A pesar de la gravedad de la situación, con Sánchez dando los primeros pasos de su ofensiva o «plan de regeneración». Va más allá del propósito de Jacobo I, con los jueces como leones bajo el trono. Quiere que sean mastines bajo su mando. Álvaro García Ortiz, en calidad de Fiscal General del Estado, está respondiendo a esa beligerancia requerida, con su descalificación de los cuatro fiscales disconformes para evitar -en sus palabras- que el Judicial se oponga a la decisión del Legislativo, y con su estupendo aval a la difusión de los datos fiscales del novio de Ayuso.
La otra batalla, muy hábil por discreta, pero no menos decisiva, consiste en sustraer a los jueces la instrucción de los casos Koldo y Begoña Gómez, llevándolos al «limbo europeo» de que habla Javier Zarzalejos. Una vez sorteados ambos obstáculos, vendrán las leyes contra la autonomía de los jueces y contra los «bulos», esto es, contra la libertad de expresión. El ingreso de España, paso a paso, en un régimen dictatorial, se verá asegurado.
«A partir de ahora, habrá unos bulos buenos, progresistas, cuando el infundio sea propagado al servicio del Gobierno»

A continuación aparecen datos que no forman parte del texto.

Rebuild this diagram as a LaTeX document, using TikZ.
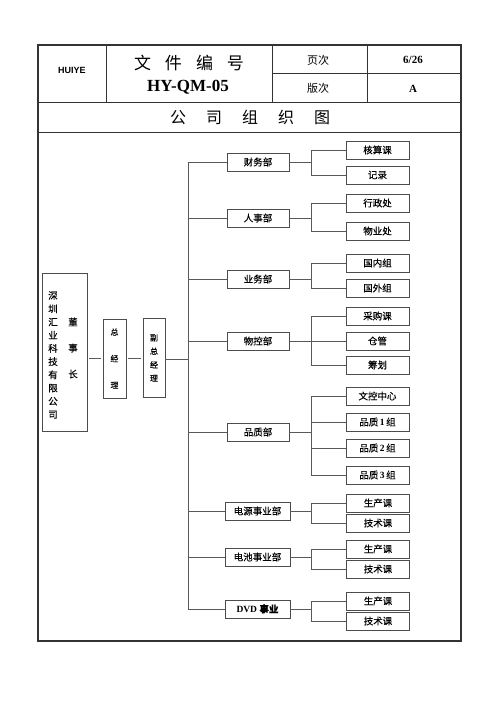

(Apostilla. Al consultar la prensa francesa el domingo a medianoche, vi en Le Figaro una encuesta donde te pedían aprobar o rechazar la propuesta del futbolista Mbappé, capitán de la selección, para las inminentes elecciones de «votar contra los extremos». Di un sí y me picó la curiosidad de ver como se trataba el tema en España y lo primero que encontré, al frente de la edición online de El País fue el titular: «Mbappé llama a votar contra la ultraderecha en un ‘momento crucial’ para Francia». Les hice notar en un comentario la falsedad de su información. Al constatar que la mantenían, incluí la cita literal de las palabras de Mbappé: «No hay diferencia entre los extremos, porque son ideas que dividen. Yo estoy por las ideas que reúnen». Pedí por favor una rectificación en nombre de la verdad. Ni caso: la mentira era demasiado rentable. Les recordé la definición de bulo por la RAE: «Idea falsa propalada con algún fin». Mañana del lunes: sigue el engaño, presidiendo la primera página. Bulo contra verdad.
A partir de ahora, regirá la norma establecida para el caso: habrá unos bulos buenos, progresistas, cuando el infundio sea propagado al servicio del Gobierno, mientras toda noticia veraz que le moleste será calificada de bulo y perseguida).